Set task:
Using the data below, copy every line that contains the word "picture".
** BEGIN Source data **
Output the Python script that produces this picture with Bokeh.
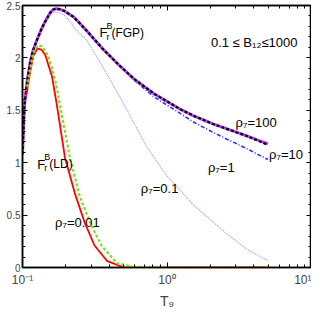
import math
from bokeh.plotting import figure
from bokeh.models import Label, LinearAxis, LogAxis, FixedTicker
from bokeh.embed import file_html
from bokeh.resources import INLINE

# ---------------- data ----------------
T_fgp = [0.100, 0.1032, 0.1082, 0.1134, 0.1189, 0.1266, 0.1348, 0.1413, 0.1553, 0.1625,
         0.1707, 0.1800, 0.1935, 0.2264, 0.2778, 0.3572, 0.4665, 0.5905, 0.8088, 1.236,
         1.517, 2.077, 3.488, 5.0]
sef_rho100 = [1.08, 1.55, 1.80, 1.97, 2.08, 2.18, 2.27, 2.33, 2.43, 2.46,
              2.47, 2.465, 2.45, 2.39, 2.26, 2.09, 1.93, 1.80, 1.66, 1.51,
              1.45, 1.37, 1.26, 1.18]
sef_rho10 = [1.08, 1.55, 1.80, 1.97, 2.08, 2.18, 2.27, 2.33, 2.43, 2.46,
             2.47, 2.465, 2.45, 2.39, 2.26, 2.09, 1.93, 1.80, 1.66, 1.51,
             1.45, 1.37, 1.26, 1.17]
sef_rho1 = [1.08, 1.55, 1.80, 1.97, 2.08, 2.18, 2.27, 2.33, 2.43, 2.46,
            2.47, 2.465, 2.45, 2.39, 2.26, 2.09, 1.93, 1.79, 1.63, 1.47,
            1.39, 1.29, 1.14, 1.03]
T_rho01 = [0.100, 0.1032, 0.1082, 0.1134, 0.1189, 0.1266, 0.1348, 0.1413, 0.1553, 0.1650,
           0.1800, 0.1935, 0.2127, 0.2300, 0.2778, 0.3572, 0.4665, 0.5905, 0.7245, 0.9922,
           1.517, 2.547, 3.600, 5.0]
sef_rho01 = [1.08, 1.55, 1.80, 1.97, 2.08, 2.18, 2.27, 2.32, 2.41, 2.44,
             2.43, 2.41, 2.35, 2.28, 2.17, 1.92, 1.64, 1.38, 1.15, 0.88,
             0.60, 0.33, 0.17, 0.065]
T_ld = [0.1065, 0.1134, 0.1189, 0.1266, 0.1348, 0.1436, 0.1602, 0.1734, 0.1966, 0.2300,
        0.2692, 0.3150, 0.3864, 0.5047, 1.0, 5.0]
sef_ld_red = [1.65, 1.88, 2.02, 2.09, 2.08, 2.03, 1.82, 1.54, 1.05, 0.71,
              0.43, 0.21, 0.06, 0.0, 0.0, 0.0]
T_ld2 = [0.1082, 0.1152, 0.1207, 0.1286, 0.1369, 0.1505, 0.1680, 0.1875, 0.2127, 0.2488,
         0.3004, 0.3516, 0.4519, 0.5905, 1.0, 5.0]
sef_ld_green = [1.72, 1.95, 2.07, 2.12, 2.11, 2.02, 1.80, 1.45, 1.05, 0.68,
                0.40, 0.21, 0.04, 0.005, 0.0, 0.0]

x_ticks = [0.1, 1, 10]
x_tick_labels = ["10\u207b\u00b9", "10\u2070", "10\u00b9"]
y_ticks = [0, 0.5, 1, 1.5, 2, 2.5]
y_tick_labels = ["0", "0.5", "1", "1.5", "2", "2.5"]

FONT_STR = "Liberation Sans"

p = figure(width=311, height=311, x_axis_type="log", x_range=(0.1, 10), y_range=(0, 2.5),
           output_backend="svg", toolbar_location=None,
           min_border_left=22, min_border_right=0, min_border_top=5, min_border_bottom=42)
p.background_fill_color = "white"
p.border_fill_color = "white"
p.outline_line_color = "black"
p.outline_line_width = 1.5
p.xgrid.visible = False
p.ygrid.visible = False

x_minor = [m * 10 ** e for e in (-1, 0) for m in range(2, 10)]
y_minor = [i / 10 for i in range(26)]


def style_axis(ax, show_labels):
    ax.axis_line_color = "black"
    ax.axis_line_width = 1.5
    ax.major_tick_in = 5
    ax.major_tick_out = 0
    ax.minor_tick_in = 3
    ax.minor_tick_out = 0
    ax.major_tick_line_color = "black"
    ax.minor_tick_line_color = "black"
    if not show_labels:
        ax.major_label_text_font_size = "1px"
        ax.major_label_text_color = None
        ax.major_label_standoff = 0


xa = p.xaxis[0]
xa.ticker = FixedTicker(ticks=x_ticks, minor_ticks=x_minor)
xa.major_label_overrides = dict(zip(x_ticks, x_tick_labels))
xa.major_label_text_font = FONT_STR
xa.major_label_text_font_size = "12px"
xa.major_label_standoff = 5
xa.axis_label = "T\u2089"
xa.axis_label_text_font = FONT_STR
xa.axis_label_text_font_style = "normal"
xa.axis_label_text_font_size = "14px"
xa.axis_label_standoff = 3
style_axis(xa, True)

ya = p.yaxis[0]
ya.ticker = FixedTicker(ticks=y_ticks, minor_ticks=y_minor)
ya.major_label_overrides = dict(zip(y_ticks, y_tick_labels))
ya.major_label_text_font = FONT_STR
ya.major_label_text_font_size = "10px"
ya.major_label_standoff = 2
style_axis(ya, True)

ra = LinearAxis(ticker=FixedTicker(ticks=y_ticks, minor_ticks=y_minor))
style_axis(ra, False)
p.add_layout(ra, "right")
ta = LogAxis(ticker=FixedTicker(ticks=x_ticks, minor_ticks=x_minor))
style_axis(ta, False)
p.add_layout(ta, "above")

# ---------------- curves ----------------
p.line(T_rho01, sef_rho01, line_color="#8fa0ff", line_width=1.2, line_dash="1 1")
p.line(T_fgp, sef_rho1, line_color="#3030ff", line_width=1.6, line_dash="4 2 1 2")
p.line(T_fgp, sef_rho100, line_color="#c040ff", line_width=3)
p.line(T_fgp, sef_rho10, line_color="black", line_width=2.2, line_dash="3 2")
p.line(T_ld, sef_ld_red, line_color="#ff0000", line_width=1.8)
p.line(T_ld2, sef_ld_green, line_color="#80e020", line_width=2.2, line_dash="3 2")


# ---------------- texts ----------------
def lab(x, y, text, size, dx=0, dy=0, align="left", baseline="alphabetic", angle=0):
    p.add_layout(Label(x=x, y=y, text=text, x_offset=dx, y_offset=dy,
                       text_font=FONT_STR, text_font_size=size, text_align=align,
                       text_baseline=baseline, angle=angle, text_color="black"))


# F_r^B(FGP)
lab(0.3406, 2.24, "F", "13px")
lab(0.3406, 2.24, "B", "9px", dx=7, dy=7)
lab(0.3406, 2.24, "r", "9px", dx=7, dy=-4)
lab(0.3406, 2.24, "(FGP)", "12px", dx=12)
# F_r^B(LD)
lab(0.1266, 0.985, "F", "13px")
lab(0.1266, 0.985, "B", "9px", dx=7, dy=7)
lab(0.1266, 0.985, "r", "9px", dx=7, dy=-4)
lab(0.1266, 0.985, "(LD)", "12px", dx=12)

lab(2.013, 2.147, "0.1 \u2264 B\u2081\u2082\u22641000", "13px")
lab(2.98, 1.385, "\u03c1\u2087=100", "13px")
lab(5.09, 1.078, "\u03c1\u2087=10", "13px")
lab(1.92, 0.957, "\u03c1\u2087=1", "13px")
lab(0.659, 0.753, "\u03c1\u2087=0.1", "13px")
lab(0.168, 0.4275, "\u03c1\u2087=0.01", "13px")

# y axis title
lab(0.0775, 1.25, "SEF(r)", "12px", align="center", baseline="middle", angle=math.pi / 2)

open("out.html", "w").write(file_html(p, INLINE))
** END Source data **
Written reply:
Output the Python script that produces this picture with Bokeh.

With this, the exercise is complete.